:: Dataset section

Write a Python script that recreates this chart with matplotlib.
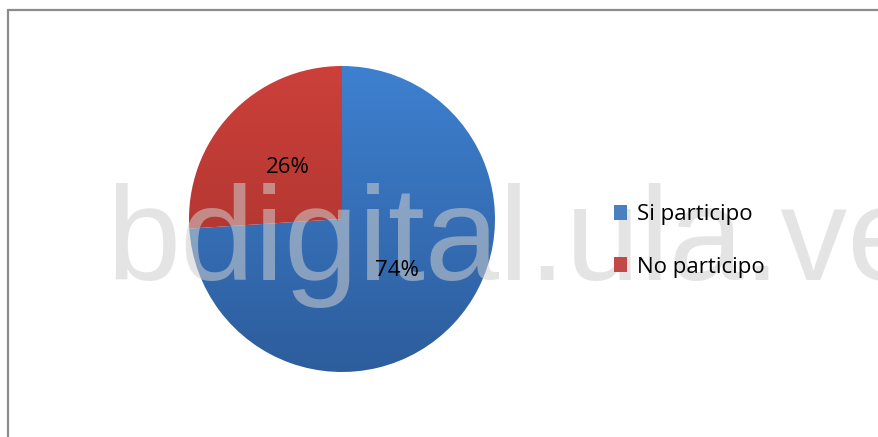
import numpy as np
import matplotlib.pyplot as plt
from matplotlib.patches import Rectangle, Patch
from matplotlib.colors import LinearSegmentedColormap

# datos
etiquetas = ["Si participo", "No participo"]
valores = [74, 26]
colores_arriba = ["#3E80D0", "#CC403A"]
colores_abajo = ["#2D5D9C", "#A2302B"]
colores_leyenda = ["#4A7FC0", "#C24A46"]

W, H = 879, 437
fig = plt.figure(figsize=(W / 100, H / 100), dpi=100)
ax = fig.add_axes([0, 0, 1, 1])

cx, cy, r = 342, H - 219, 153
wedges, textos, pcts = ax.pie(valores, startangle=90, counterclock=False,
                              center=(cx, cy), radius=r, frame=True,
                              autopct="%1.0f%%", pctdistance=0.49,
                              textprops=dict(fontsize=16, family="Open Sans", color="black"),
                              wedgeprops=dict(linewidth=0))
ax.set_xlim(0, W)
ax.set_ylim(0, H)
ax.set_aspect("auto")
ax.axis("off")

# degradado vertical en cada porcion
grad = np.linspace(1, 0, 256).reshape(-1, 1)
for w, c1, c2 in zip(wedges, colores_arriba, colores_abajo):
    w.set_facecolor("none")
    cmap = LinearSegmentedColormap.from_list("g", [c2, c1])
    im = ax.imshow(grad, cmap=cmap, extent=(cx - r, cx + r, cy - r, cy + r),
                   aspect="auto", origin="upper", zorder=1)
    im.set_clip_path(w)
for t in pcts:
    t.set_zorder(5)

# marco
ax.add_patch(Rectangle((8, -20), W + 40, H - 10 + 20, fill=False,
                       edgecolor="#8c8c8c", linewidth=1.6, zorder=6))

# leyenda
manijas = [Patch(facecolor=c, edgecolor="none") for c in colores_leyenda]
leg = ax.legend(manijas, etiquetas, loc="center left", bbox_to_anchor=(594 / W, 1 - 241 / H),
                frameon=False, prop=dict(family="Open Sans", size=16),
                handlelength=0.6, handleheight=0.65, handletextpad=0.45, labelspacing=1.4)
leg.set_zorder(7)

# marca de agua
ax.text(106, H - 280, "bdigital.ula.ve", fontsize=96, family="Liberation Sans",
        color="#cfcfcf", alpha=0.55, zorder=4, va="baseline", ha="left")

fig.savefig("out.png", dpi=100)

::::

Work instructions: Are you able to set down all the lines above exactly, without any pictures?

Response:
Write a Python script that recreates this chart with matplotlib.
import numpy as np
import matplotlib.pyplot as plt
from matplotlib.patches import Rectangle, Patch
from matplotlib.colors import LinearSegmentedColormap

# datos
etiquetas = ["Si participo", "No participo"]
valores = [74, 26]
colores_arriba = ["#3E80D0", "#CC403A"]
colores_abajo = ["#2D5D9C", "#A2302B"]
colores_leyenda = ["#4A7FC0", "#C24A46"]

W, H = 879, 437
fig = plt.figure(figsize=(W / 100, H / 100), dpi=100)
ax = fig.add_axes([0, 0, 1, 1])

cx, cy, r = 342, H - 219, 153
wedges, textos, pcts = ax.pie(valores, startangle=90, counterclock=False,
                              center=(cx, cy), radius=r, frame=True,
                              autopct="%1.0f%%", pctdistance=0.49,
                              textprops=dict(fontsize=16, family="Open Sans", color="black"),
                              wedgeprops=dict(linewidth=0))
ax.set_xlim(0, W)
ax.set_ylim(0, H)
ax.set_aspect("auto")
ax.axis("off")

# degradado vertical en cada porcion
grad = np.linspace(1, 0, 256).reshape(-1, 1)
for w, c1, c2 in zip(wedges, colores_arriba, colores_abajo):
    w.set_facecolor("none")
    cmap = LinearSegmentedColormap.from_list("g", [c2, c1])
    im = ax.imshow(grad, cmap=cmap, extent=(cx - r, cx + r, cy - r, cy + r),
                   aspect="auto", origin="upper", zorder=1)
    im.set_clip_path(w)
for t in pcts:
    t.set_zorder(5)

# marco
ax.add_patch(Rectangle((8, -20), W + 40, H - 10 + 20, fill=False,
                       edgecolor="#8c8c8c", linewidth=1.6, zorder=6))

# leyenda
manijas = [Patch(facecolor=c, edgecolor="none") for c in colores_leyenda]
leg = ax.legend(manijas, etiquetas, loc="center left", bbox_to_anchor=(594 / W, 1 - 241 / H),
                frameon=False, prop=dict(family="Open Sans", size=16),
                handlelength=0.6, handleheight=0.65, handletextpad=0.45, labelspacing=1.4)
leg.set_zorder(7)

# marca de agua
ax.text(106, H - 280, "bdigital.ula.ve", fontsize=96, family="Liberation Sans",
        color="#cfcfcf", alpha=0.55, zorder=4, va="baseline", ha="left")

fig.savefig("out.png", dpi=100)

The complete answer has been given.